The main thing that stands out for me every time I listen to this album is just how much of his personal life Loyle Carner is willing to open up to us. In the brief thirty second track ‘It’s Coming Home’ we can hear a recording of him and his family enjoying the football over the summer. Equally, in the sweet piano track ‘Carluccio,’ Carner beautifully binds tender memories of his relationship along side a fear of losing her like he lost his idol, the late Antonio Carluccio. His loved ones are the beating heart of this album.

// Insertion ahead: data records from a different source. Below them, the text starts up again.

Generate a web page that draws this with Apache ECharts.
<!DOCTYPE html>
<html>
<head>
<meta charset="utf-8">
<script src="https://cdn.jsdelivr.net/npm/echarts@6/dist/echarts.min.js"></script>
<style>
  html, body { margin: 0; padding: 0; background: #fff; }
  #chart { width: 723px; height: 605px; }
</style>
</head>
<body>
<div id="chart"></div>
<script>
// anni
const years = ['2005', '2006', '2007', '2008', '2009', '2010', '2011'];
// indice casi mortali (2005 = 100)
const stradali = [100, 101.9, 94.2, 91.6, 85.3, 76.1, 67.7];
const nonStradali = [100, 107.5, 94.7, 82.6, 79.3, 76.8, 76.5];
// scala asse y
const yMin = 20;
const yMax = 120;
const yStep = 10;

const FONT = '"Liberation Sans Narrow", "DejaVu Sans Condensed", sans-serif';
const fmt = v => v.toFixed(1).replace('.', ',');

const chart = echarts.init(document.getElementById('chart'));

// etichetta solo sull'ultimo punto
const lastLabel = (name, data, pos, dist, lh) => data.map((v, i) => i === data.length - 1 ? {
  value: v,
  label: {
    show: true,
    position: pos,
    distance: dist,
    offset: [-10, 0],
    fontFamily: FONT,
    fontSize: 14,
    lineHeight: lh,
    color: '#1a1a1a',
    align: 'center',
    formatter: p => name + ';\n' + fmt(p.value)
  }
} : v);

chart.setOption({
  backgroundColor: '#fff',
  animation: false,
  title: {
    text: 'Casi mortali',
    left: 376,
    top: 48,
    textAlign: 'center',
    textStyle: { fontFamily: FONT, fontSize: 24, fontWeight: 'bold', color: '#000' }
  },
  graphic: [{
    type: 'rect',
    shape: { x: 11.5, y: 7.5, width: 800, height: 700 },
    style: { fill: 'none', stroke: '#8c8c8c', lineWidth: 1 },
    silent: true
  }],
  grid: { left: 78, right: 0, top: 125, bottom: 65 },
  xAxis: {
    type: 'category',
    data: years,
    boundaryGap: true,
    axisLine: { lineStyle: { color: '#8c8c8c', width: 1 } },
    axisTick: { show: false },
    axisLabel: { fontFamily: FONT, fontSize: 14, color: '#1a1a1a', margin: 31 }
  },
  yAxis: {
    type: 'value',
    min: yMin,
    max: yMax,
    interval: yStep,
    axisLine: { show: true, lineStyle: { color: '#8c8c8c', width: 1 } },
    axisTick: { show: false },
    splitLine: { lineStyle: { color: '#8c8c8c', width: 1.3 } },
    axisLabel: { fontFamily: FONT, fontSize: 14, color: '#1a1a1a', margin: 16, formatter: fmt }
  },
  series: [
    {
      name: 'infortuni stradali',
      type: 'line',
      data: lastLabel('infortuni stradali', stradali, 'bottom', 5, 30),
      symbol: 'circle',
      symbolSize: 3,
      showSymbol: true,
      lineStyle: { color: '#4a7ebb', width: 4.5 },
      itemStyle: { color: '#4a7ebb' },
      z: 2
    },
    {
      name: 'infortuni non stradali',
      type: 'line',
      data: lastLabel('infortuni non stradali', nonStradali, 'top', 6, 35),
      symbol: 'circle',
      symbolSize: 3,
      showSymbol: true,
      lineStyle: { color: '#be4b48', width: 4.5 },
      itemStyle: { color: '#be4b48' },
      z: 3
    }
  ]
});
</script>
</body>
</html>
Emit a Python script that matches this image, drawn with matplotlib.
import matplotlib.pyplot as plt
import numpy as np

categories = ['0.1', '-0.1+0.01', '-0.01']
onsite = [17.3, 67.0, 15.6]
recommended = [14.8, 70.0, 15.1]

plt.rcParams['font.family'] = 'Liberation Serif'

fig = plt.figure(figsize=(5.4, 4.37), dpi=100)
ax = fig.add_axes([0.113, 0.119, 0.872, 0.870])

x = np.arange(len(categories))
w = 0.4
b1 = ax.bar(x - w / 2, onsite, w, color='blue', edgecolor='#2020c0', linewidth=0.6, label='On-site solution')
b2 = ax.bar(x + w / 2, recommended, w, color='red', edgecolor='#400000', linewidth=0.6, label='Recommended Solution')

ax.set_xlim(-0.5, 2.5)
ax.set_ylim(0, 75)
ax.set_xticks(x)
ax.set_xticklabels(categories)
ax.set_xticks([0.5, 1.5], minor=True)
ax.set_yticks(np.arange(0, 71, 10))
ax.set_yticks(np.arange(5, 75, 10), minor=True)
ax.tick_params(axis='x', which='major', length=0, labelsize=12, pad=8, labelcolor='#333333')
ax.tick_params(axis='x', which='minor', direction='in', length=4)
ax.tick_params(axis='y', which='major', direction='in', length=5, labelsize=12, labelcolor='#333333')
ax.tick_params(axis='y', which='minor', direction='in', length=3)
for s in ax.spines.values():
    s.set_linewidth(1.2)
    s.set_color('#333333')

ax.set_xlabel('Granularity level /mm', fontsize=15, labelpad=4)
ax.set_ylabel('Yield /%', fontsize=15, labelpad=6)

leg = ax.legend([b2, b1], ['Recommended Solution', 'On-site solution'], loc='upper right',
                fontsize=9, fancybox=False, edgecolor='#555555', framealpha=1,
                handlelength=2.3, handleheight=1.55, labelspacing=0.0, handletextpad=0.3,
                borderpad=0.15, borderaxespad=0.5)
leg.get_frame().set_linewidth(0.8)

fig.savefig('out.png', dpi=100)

When the album closes it is clear that the answer has been there all along. We return to a reprise of the pianos and humming melody in ‘Dear Jean,’ as Carner’s mother responds. ‘Dear Ben’ is a really lovely and tender poem written and spoken by his mother Jean. As she offers a heartfelt letter of love to his character, his growth and his talent, the album beautifully answers its own questions. Not Waving, But Drowning is by no means a perfect album, but it is in these imperfections that it finds a space in my heart. This is Carner’s answer to discovering who he is and where he stands. Ultimately, discovering that it is your relationships with loved ones that will ground you and save you from drowning.